Hard copies can be requested by calling the Virginia Tech office from which this is being handled at 231-0961.
The survey deadline is May 23.
The eight-page survey consists of 26 questions intended to gauge the participants' recreational interests and experiences with hound hunting and hound hunters, and should take most participants 10 to 15 minutes to complete.
The survey is part of a sweeping effort -- officially called Hunting with Hounds: A Way Forward -- launched last year by the department in response to increasing controversies surrounding the activity.
The agency has put together a committee that includes 18 staff members and 18 citizen stakeholders to study the issue. Virginia Tech associate professor Steve McMullin and research associate Sarah Lupis Kozlowski are the study's facilitators.
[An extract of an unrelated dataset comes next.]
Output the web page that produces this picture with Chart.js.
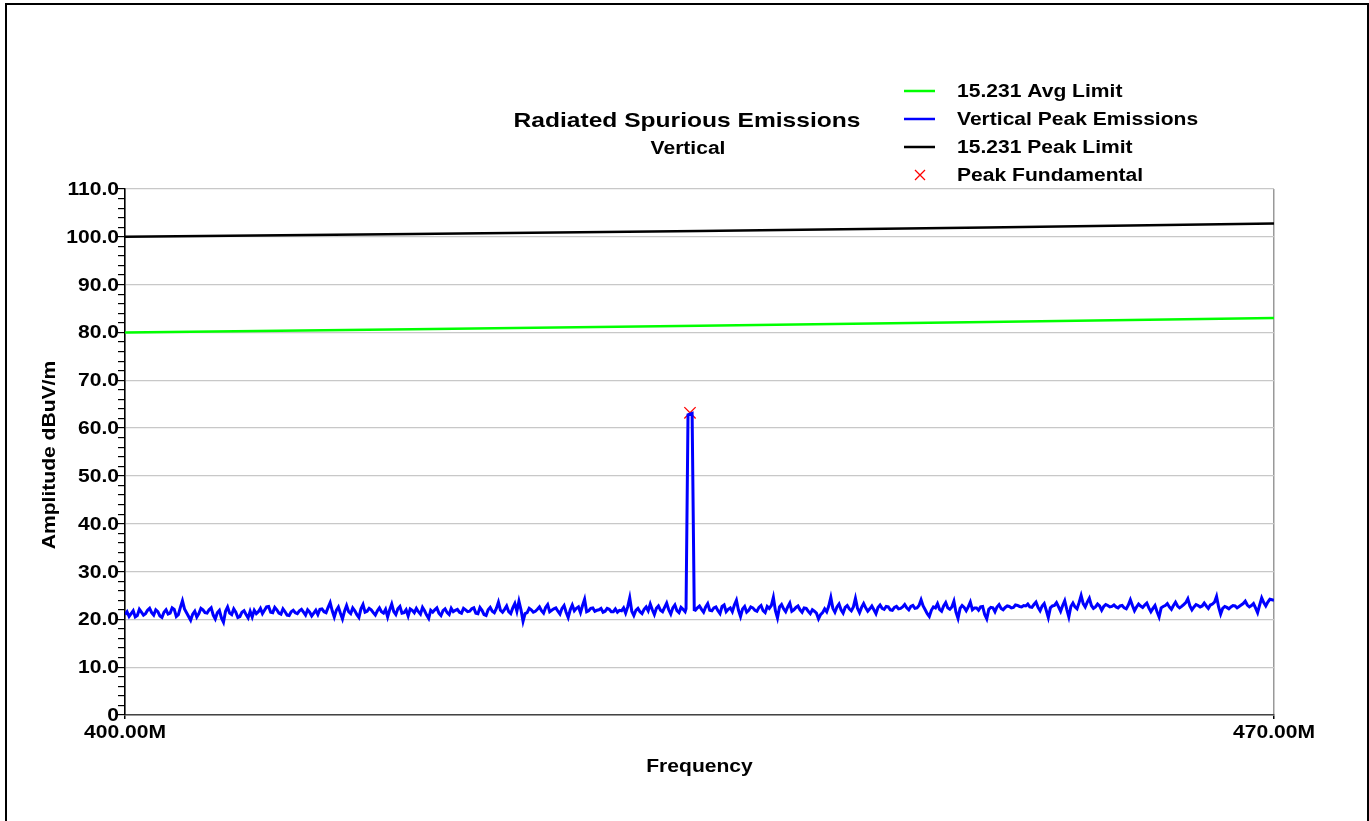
<!DOCTYPE html>
<html>
<head>
<meta charset="utf-8">
<title>Radiated Spurious Emissions</title>
<script src="https://cdn.jsdelivr.net/npm/chart.js@4"></script>
<style>
  html, body { margin: 0; padding: 0; background: #fff; }
  #wrap { position: relative; width: 1369px; height: 821px; }
</style>
</head>
<body>
<div id="wrap"><canvas id="myChart" width="1369" height="821"></canvas></div>
<script>
// sweep of the analyser, 400 - 470 MHz, one reading every 0.25 MHz
const sweepStartMHz = 400;
const sweepStepMHz = 0.25;
const verticalPeak = [
  21.0, 20.6, 21.8, 20.8, 21.5, 21.2, 22.3, 20.9, 21.6, 20.4, 22.0, 21.3, 22.1, 21.0, 23.9, 21.4, 19.8, 21.7, 21.2, 22.0,
  21.3, 22.4, 20.1, 21.9, 19.4, 22.6, 21.0, 21.5, 20.6, 21.8, 20.3, 20.5, 21.2, 22.3, 21.9, 22.7, 21.4, 22.0, 21.1, 21.6,
  20.8, 21.9, 21.2, 22.1, 20.9, 21.5, 21.3, 21.0, 22.2, 21.4, 23.5, 20.5, 22.6, 20.1, 22.9, 21.2, 21.8, 20.4, 23.1, 21.7,
  22.0, 20.9, 22.4, 21.3, 20.5, 23.2, 21.0, 22.7, 21.4, 20.7, 21.9, 22.3, 21.1, 21.8, 20.2, 21.5, 22.4, 20.8, 22.2, 21.0,
  21.6, 22.1, 21.3, 22.0, 21.7, 22.4, 21.2, 21.9, 20.8, 22.5, 21.4, 23.6, 21.5, 22.8, 21.2, 23.3, 23.8, 19.6, 21.4, 22.0,
  21.7, 22.6, 21.3, 23.1, 21.9, 22.4, 21.1, 22.9, 20.4, 23.0, 22.3, 21.4, 24.2, 21.8, 22.4, 21.9, 22.3, 21.7, 22.1, 21.6,
  21.5, 21.8, 21.3, 24.5, 20.8, 22.3, 21.2, 22.6, 23.2, 21.0, 22.8, 21.6, 23.4, 21.1, 23.0, 21.4, 22.1, 62.4, 63.0, 21.9,
  22.8, 21.5, 23.3, 21.8, 22.6, 21.2, 23.0, 22.1, 21.6, 24.0, 20.6, 22.7, 21.9, 22.4, 21.7, 22.9, 21.4, 22.3, 24.6, 20.3,
  23.1, 21.6, 23.4, 22.0, 22.8, 21.5, 22.3, 21.2, 21.7, 20.1, 21.4, 21.6, 24.6, 21.5, 23.2, 21.3, 22.9, 21.8, 24.4, 21.4,
  23.3, 21.7, 22.8, 21.2, 23.0, 22.1, 22.6, 21.9, 22.7, 22.3, 23.1, 22.0, 22.9, 22.4, 24.1, 22.0, 20.6, 22.6, 23.3, 21.7,
  23.5, 22.1, 23.8, 20.2, 22.9, 21.8, 23.6, 22.4, 21.9, 22.7, 20.1, 22.5, 21.6, 23.1, 22.0, 22.8, 22.4, 23.0, 22.7, 22.9,
  23.2, 22.5, 23.6, 21.8, 23.3, 20.4, 22.8, 23.5, 21.7, 23.9, 20.5, 23.4, 22.2, 25.0, 22.6, 24.4, 22.3, 23.2, 21.9, 23.1,
  22.6, 23.0, 22.4, 22.9, 22.2, 24.1, 21.8, 23.2, 22.5, 23.4, 21.6, 22.9, 20.5, 22.7, 23.3, 22.1, 23.6, 22.4, 23.1, 24.3,
  22.0, 23.1, 22.6, 23.4, 22.3, 23.2, 24.8, 21.1, 22.7, 22.2, 22.9, 22.4, 23.0, 23.8, 22.6, 23.3, 21.4, 24.5, 22.8, 24.2,
  24.0,
];
// readings in between the ones above (400.125, 400.375 ... 469.875 MHz)
const verticalPeakMid = [
  21.6, 21.2, 20.5, 22.1, 20.9, 21.9, 21.4, 22.0, 20.7, 21.5, 21.1, 22.4, 20.6, 22.5, 22.2, 20.6, 21.1, 20.5, 22.3, 21.4,
  22.0, 20.9, 21.4, 20.3, 21.7, 21.3, 22.2, 20.4, 21.5, 21.0, 21.7, 21.9, 21.6, 21.2, 22.6, 21.5, 22.5, 21.3, 22.2, 20.9,
  21.6, 21.4, 21.8, 21.5, 22.0, 20.7, 21.9, 22.1, 21.6, 22.5, 21.8, 21.9, 21.3, 21.7, 21.6, 22.4, 21.0, 22.2, 21.5, 22.3,
  21.4, 21.8, 21.6, 22.1, 22.0, 21.6, 22.2, 21.3, 22.0, 22.2, 21.4, 21.6, 22.5, 20.9, 21.9, 22.0, 21.3, 21.8, 21.4, 22.3,
  21.9, 21.5, 22.3, 21.6, 22.2, 21.3, 22.5, 21.0, 22.0, 21.7, 22.3, 21.9, 22.1, 21.6, 22.4, 21.7, 22.0, 21.2, 22.3, 21.5,
  22.1, 21.8, 22.5, 21.6, 22.2, 21.7, 22.3, 21.5, 22.0, 21.8, 22.6, 22.9, 21.6, 22.3, 21.7, 22.0, 21.5, 22.3, 21.6, 22.2,
  21.9, 22.4, 22.6, 21.7, 21.9, 21.6, 22.1, 21.8, 22.0, 22.3, 21.9, 22.5, 22.0, 22.4, 21.8, 22.5, 21.6, 63.0, 40.0, 22.4,
  22.1, 22.6, 21.9, 22.4, 21.8, 22.7, 21.6, 22.4, 23.0, 21.9, 22.2, 21.5, 22.6, 21.9, 22.5, 21.8, 22.7, 22.9, 21.8, 22.6,
  22.2, 22.6, 21.7, 22.5, 22.0, 22.4, 21.7, 22.0, 21.3, 21.0, 22.2, 22.8, 22.3, 22.6, 22.0, 22.5, 22.2, 22.6, 22.3, 22.5,
  22.4, 22.2, 22.0, 22.5, 22.3, 22.7, 22.0, 22.5, 22.2, 22.6, 22.4, 22.7, 22.3, 22.9, 22.8, 21.2, 21.9, 22.4, 22.1, 22.8,
  22.4, 22.6, 21.5, 22.3, 22.5, 22.6, 22.0, 22.4, 22.6, 21.0, 22.1, 22.4, 22.6, 22.3, 22.5, 22.7, 22.5, 22.9, 22.6, 22.8,
  22.6, 23.1, 22.5, 22.8, 21.9, 22.4, 22.9, 22.6, 22.9, 22.1, 22.7, 22.6, 23.5, 23.3, 23.6, 22.9, 22.6, 22.8, 22.7, 22.9,
  22.7, 22.6, 22.8, 22.4, 23.0, 22.9, 22.6, 22.8, 23.0, 22.4, 22.3, 21.6, 22.4, 22.9, 22.6, 22.9, 22.8, 22.7, 23.5, 22.8,
  22.6, 22.9, 22.8, 22.8, 23.0, 23.6, 22.6, 22.3, 22.5, 22.6, 22.8, 22.7, 23.3, 23.0, 22.9, 22.4, 23.0, 23.5, 23.6, 24.1,
];
// the carrier itself, read at finer spacing than the sweep above
const carrierFreqs = [434.18, 434.30, 434.55, 434.68];
const carrierAmps = [22.2, 62.8, 63.1, 22.0];

// limit lines
const limitFreqs = [400, 435, 470];
const avgLimit = [80.0, 81.4, 83.0];
const peakLimit = [100.0, 101.2, 102.8];

// marker
const fundFreq = [434.42];
const fundAmp = [63.2];

const xTickValues = [400, 470];
const xTickLabels = ["400.00M", "470.00M"];
const yTickValues = [0, 10, 20, 30, 40, 50, 60, 70, 80, 90, 100, 110];
const yTickLabels = ["0", "10.0", "20.0", "30.0", "40.0", "50.0", "60.0", "70.0", "80.0", "90.0", "100.0", "110.0"];
const legendLabels = ["15.231 Avg Limit", "Vertical Peak Emissions", "15.231 Peak Limit", "Peak Fundamental"];
const legendColors = ["#00ff00", "#0000ff", "#000000", "#ff0000"];

const FONT = "'Liberation Sans', Arial, Helvetica, sans-serif";
const STRETCH = 1.17; // the original lettering is a bit wider than plain Arial

function sweepPoints() {
  let pts = [];
  const inCarrier = (f) => f > carrierFreqs[0] && f < carrierFreqs[carrierFreqs.length - 1];
  for (let i = 0; i < verticalPeak.length; i++) {
    const f = sweepStartMHz + i * sweepStepMHz;
    if (!inCarrier(f)) pts.push({ x: f, y: verticalPeak[i] });
  }
  for (let i = 0; i < verticalPeakMid.length; i++) {
    const f = sweepStartMHz + sweepStepMHz / 2 + i * sweepStepMHz;
    if (!inCarrier(f)) pts.push({ x: f, y: verticalPeakMid[i] });
  }
  for (let i = 0; i < carrierFreqs.length; i++) {
    pts.push({ x: carrierFreqs[i], y: carrierAmps[i] });
  }
  pts.sort((a, b) => a.x - b.x);
  return pts;
}

function toPoints(xs, ys) {
  return xs.map((x, i) => ({ x: x, y: ys[i] }));
}

function wideText(c, text, x, y, align, rot) {
  c.save();
  c.translate(x, y);
  if (rot) c.rotate(rot);
  c.scale(STRETCH, 1);
  c.textAlign = align;
  c.fillText(text, 0, 0);
  c.restore();
}

// titles, tick labels, legend and outer frame
const decorPlugin = {
  id: "decor",
  afterDraw(chart) {
    const c = chart.ctx;
    const xs = chart.scales.x;
    const ys = chart.scales.y;
    const area = chart.chartArea;
    c.save();
    c.strokeStyle = "#000";
    c.lineWidth = 2;
    c.strokeRect(6, 4, 1362, 830);

    c.fillStyle = "#000";
    c.textBaseline = "middle";
    c.font = "bold 21px " + FONT;
    wideText(c, "Radiated Spurious Emissions", 687, 121, "center");
    c.font = "bold 18px " + FONT;
    wideText(c, "Vertical", 688, 149, "center");

    // tick labels
    for (let i = 0; i < yTickValues.length; i++) {
      wideText(c, yTickLabels[i], 119, ys.getPixelForValue(yTickValues[i]) + 1, "right");
    }
    for (let i = 0; i < xTickValues.length; i++) {
      wideText(c, xTickLabels[i], xs.getPixelForValue(xTickValues[i]), 733, "center");
    }
    // axis titles
    wideText(c, "Frequency", (area.left + area.right) / 2, 767, "center");
    wideText(c, "Amplitude dBuV/m", 50, (area.top + area.bottom) / 2 + 3, "center", -Math.PI / 2);

    // legend
    const rows = [91, 119, 147, 175];
    for (let i = 0; i < legendLabels.length; i++) {
      const y = rows[i];
      c.strokeStyle = legendColors[i];
      if (i < 3) {
        c.lineWidth = 2.5;
        c.beginPath();
        c.moveTo(904, y);
        c.lineTo(935, y);
        c.stroke();
      } else {
        c.lineWidth = 1.3;
        c.beginPath();
        c.moveTo(915, y - 5);
        c.lineTo(925, y + 5);
        c.moveTo(925, y - 5);
        c.lineTo(915, y + 5);
        c.stroke();
      }
      c.fillStyle = "#000";
      wideText(c, legendLabels[i], 957, y + 1, "left");
    }
    c.restore();
  },
};

const ctx = document.getElementById("myChart").getContext("2d");

new Chart(ctx, {
  type: "line",
  data: {
    datasets: [
      {
        label: legendLabels[0],
        data: toPoints(limitFreqs, avgLimit),
        borderColor: legendColors[0],
        borderWidth: 2.5,
        pointRadius: 0,
        tension: 0.4,
      },
      {
        label: legendLabels[1],
        data: sweepPoints(),
        borderColor: legendColors[1],
        borderWidth: 3,
        pointRadius: 0,
      },
      {
        label: legendLabels[2],
        data: toPoints(limitFreqs, peakLimit),
        borderColor: legendColors[2],
        borderWidth: 2.5,
        pointRadius: 0,
        tension: 0.4,
      },
      {
        label: legendLabels[3],
        type: "scatter",
        data: toPoints(fundFreq, fundAmp),
        borderColor: legendColors[3],
        backgroundColor: legendColors[3],
        pointStyle: "crossRot",
        pointRadius: 8,
        borderWidth: 1.3,
      },
    ],
  },
  options: {
    responsive: false,
    animation: false,
    layout: { padding: { left: 36, right: 95, top: 189, bottom: 44 } },
    plugins: {
      legend: { display: false },
      title: { display: false },
      tooltip: { enabled: false },
    },
    scales: {
      x: {
        type: "linear",
        min: xTickValues[0],
        max: xTickValues[1],
        afterBuildTicks: (scale) => {
          scale.ticks = xTickValues.map((v) => ({ value: v }));
        },
        afterFit: (scale) => {
          scale.height = 62;
        },
        ticks: { display: false },
        grid: {
          color: "#999",
          lineWidth: 1.5,
          tickLength: 4,
          tickColor: "#000",
        },
        border: { color: "#444", width: 1.5 },
      },
      y: {
        min: 0,
        max: 110,
        afterFit: (scale) => {
          scale.width = 89;
        },
        ticks: {
          display: false,
          stepSize: 2,
          autoSkip: false,
        },
        grid: {
          color: (c) => (c.tick && c.tick.value % 10 === 0 ? "#c8c8c8" : "rgba(0,0,0,0)"),
          lineWidth: 1.2,
          tickLength: 7,
          tickColor: "#000",
          tickWidth: 1.2,
        },
        border: { color: "#000", width: 1.5 },
      },
    },
  },
  plugins: [decorPlugin],
});
</script>
</body>
</html>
The effort will include three public meetings in the coming months, and the committee will present its finding to the agency's board in the fall.
Virginia hunters have been using hounds in the pursuit of game for centuries.
In Eastern Virginia, dogs are allowed for deer hunting and that is the favored method of many hunters.
Deer hunting with dogs isn't allowed in Western Virginia, but hound hunting is favored by many bear hunters.
Fox, rabbit and raccoon hunters also use hounds for hunting.
Conflicts sometimes arise when hounds end up on private land, sometimes particularly so when the landowners aren't fans of hunting in general.
But complaints don't come only from non-hunters.
Plenty of hunters who don't use hounds complain that roaming hounds can ruin their experience.
Contributing to the controversy are laws that allow hunting dog owners to go onto private land without obtaining permission, even if that land is posted, to retrieve their dogs. Unless they are hunting foxes or raccoons, the dog retrievers are not allowed to carry weapons. They may not use vehicles without landowner permission.
Some landowners accuse hound hunters of exploiting the law, claiming that they want their dogs to push game from posted private land onto huntable lands.
Conflicts have been on the increase in recent years in part because suburbia continues reaching into much of Virginia's once-rural landscape.
For more information about the Hunting with Hounds study, visit www.dgif.virginia.gov/hunting/hounds/.
Ridge Rifle to host youth camp
Ridge Rifle Association will host a youth shooting camp on May 31 at the club's range near Fincastle.
The camp is for young shooters ages 8 to 18. All attendees will attend a firearms safety training session focusing on safe rifle handling and operation. Afterward, participants will get a chance to shoot .22 rifles under close supervision of experienced trainers.
Ridge Rifle will provide all equipment, including eye and ear protection. Refreshments will also be provided.
The camp is free. Pre-registration is required because the participation is limited.